On Question, Bill read 3a.


My Lords, there are two Amendments with regard to which I do not desire to detain your Lordships. They have been referred to already by my noble friend. They are printed and before your Lordships. Their object is to bring the Bill into harmony with the Act of 1899; and I therefore, in accordance with the usual custom, formally move that the Amendments be agreed to.

Amendments moved—

Page 4, after Clause 1, insert the following clause:— This Act shall be deemed to be a special Act within the meaning of the Electric Lighting Acts 1882 to 1909 and the Electric Lighting (Clauses) Act 1899 but Sections 2 and 3 of the Electric Lighting Act 1888 shall not apply to the Company or the undertaking.

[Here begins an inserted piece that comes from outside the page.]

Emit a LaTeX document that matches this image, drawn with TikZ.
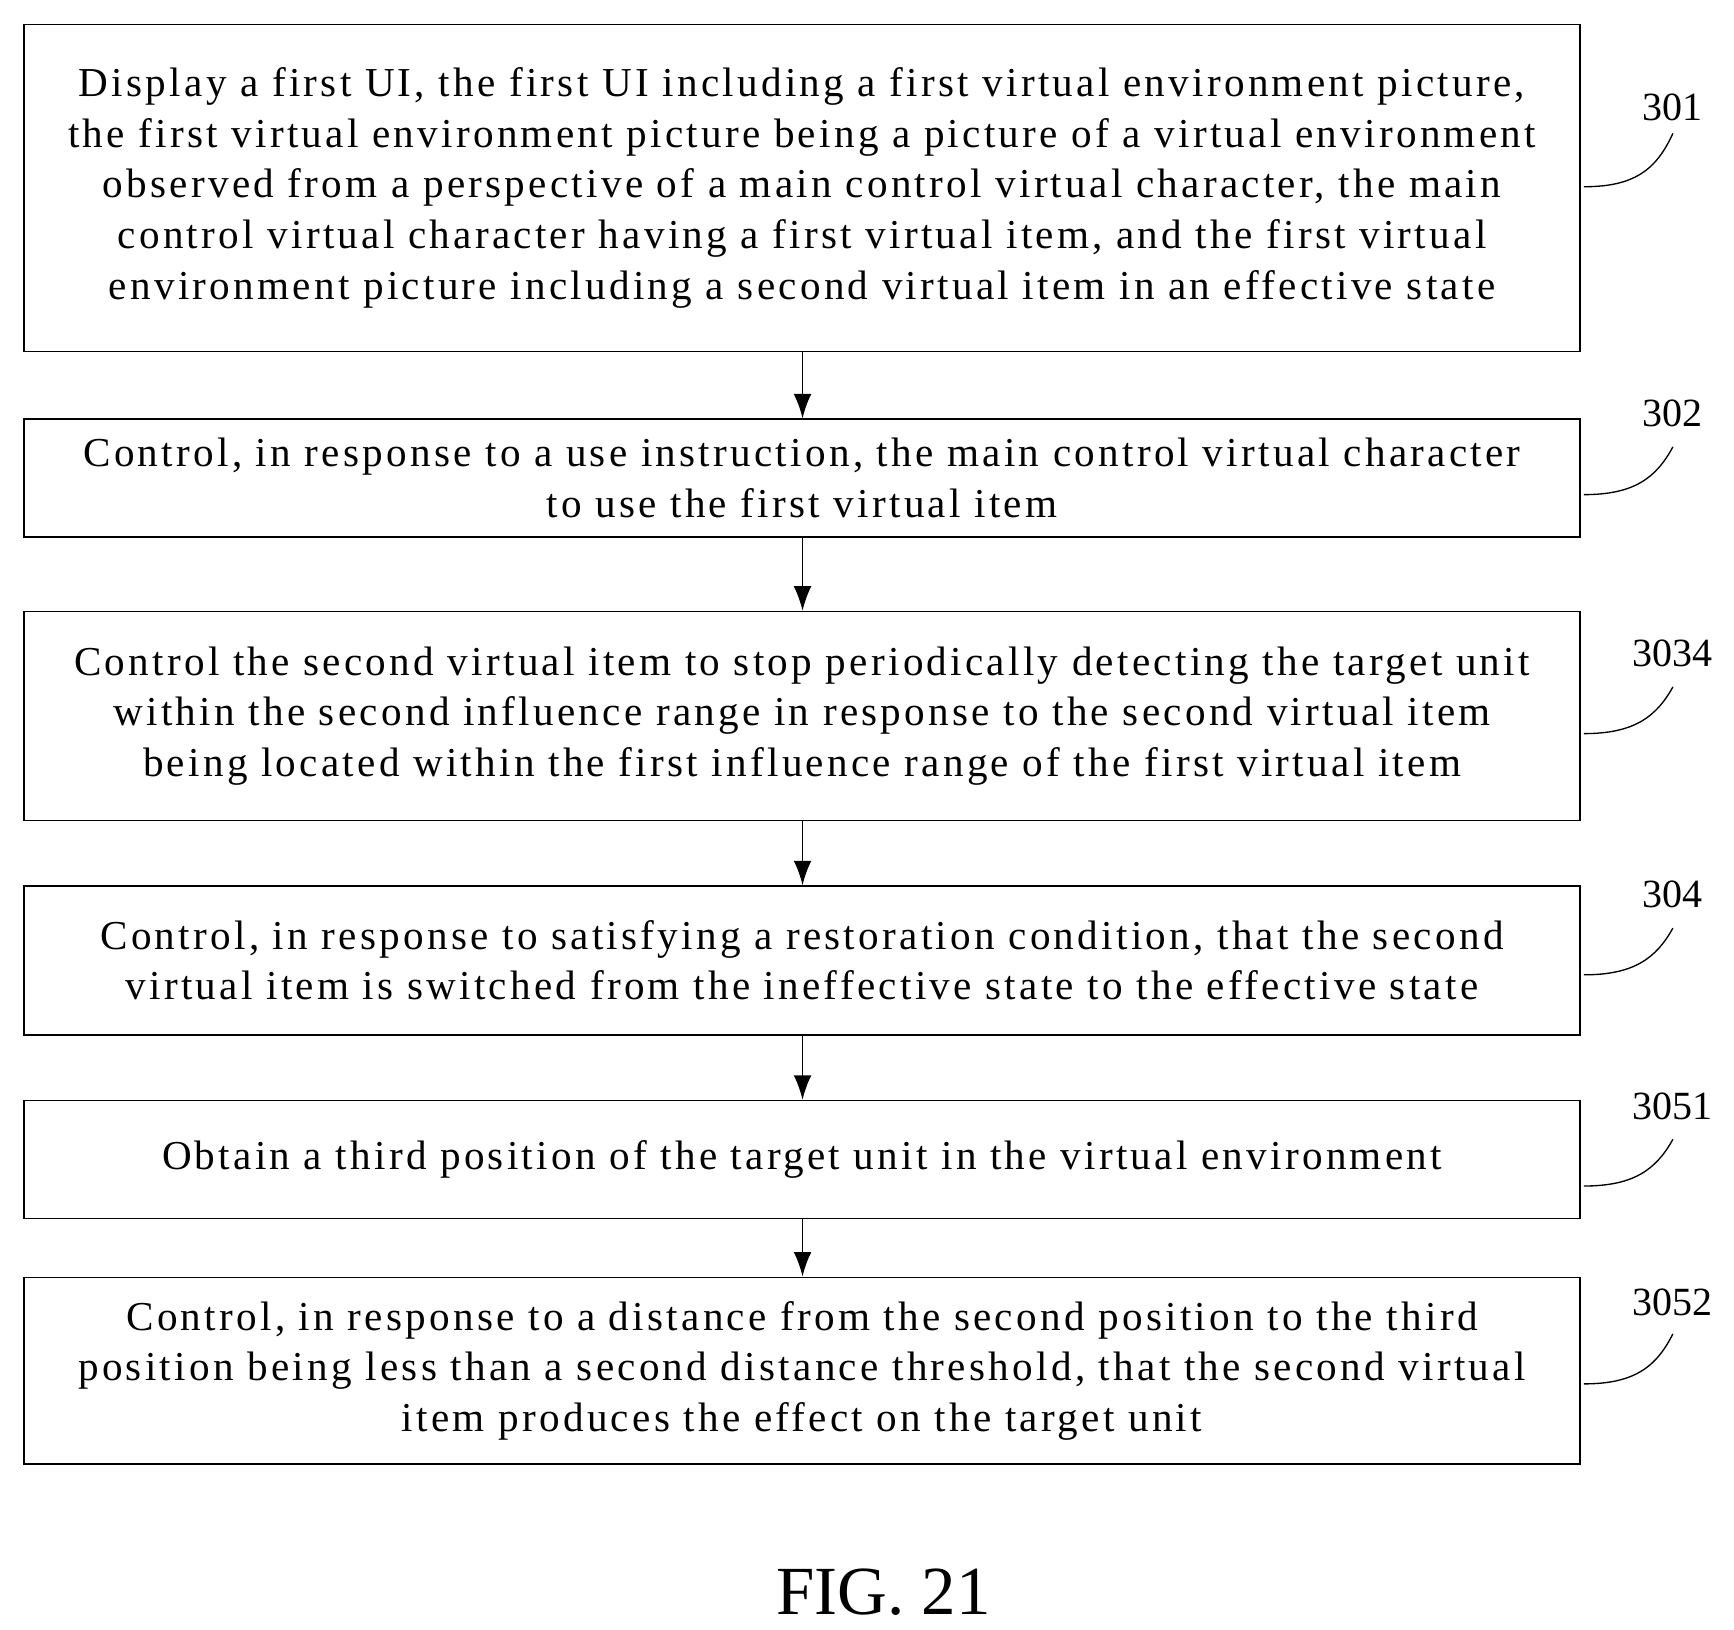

Page 4, Clause 2, at the end add:— And the provisions of the Schedule to the Electric Lighting (Clauses) Act 1899 except the following provisions that is to say Section 2 subsection (2) Sections 3, 5, 7 to 9, 21 to 29, 30 (so far as regards a supply to authorised undertakers) 31 to 37, 41, 48, 75 and 78 and any provisions (other than those of Section 69) with respect to the revocation of the special order and the sections and provisions so excepted from incorporation shall not apply to the Company or the undertaking and Section 81 of the said Schedule shall not apply to any generating station or works erected on any of the lands described in the First Schedule to this Act."—(The Earl of Donoughmore.)

On Question, Amendments agreed to.

Bill passed, and sent to the Commons.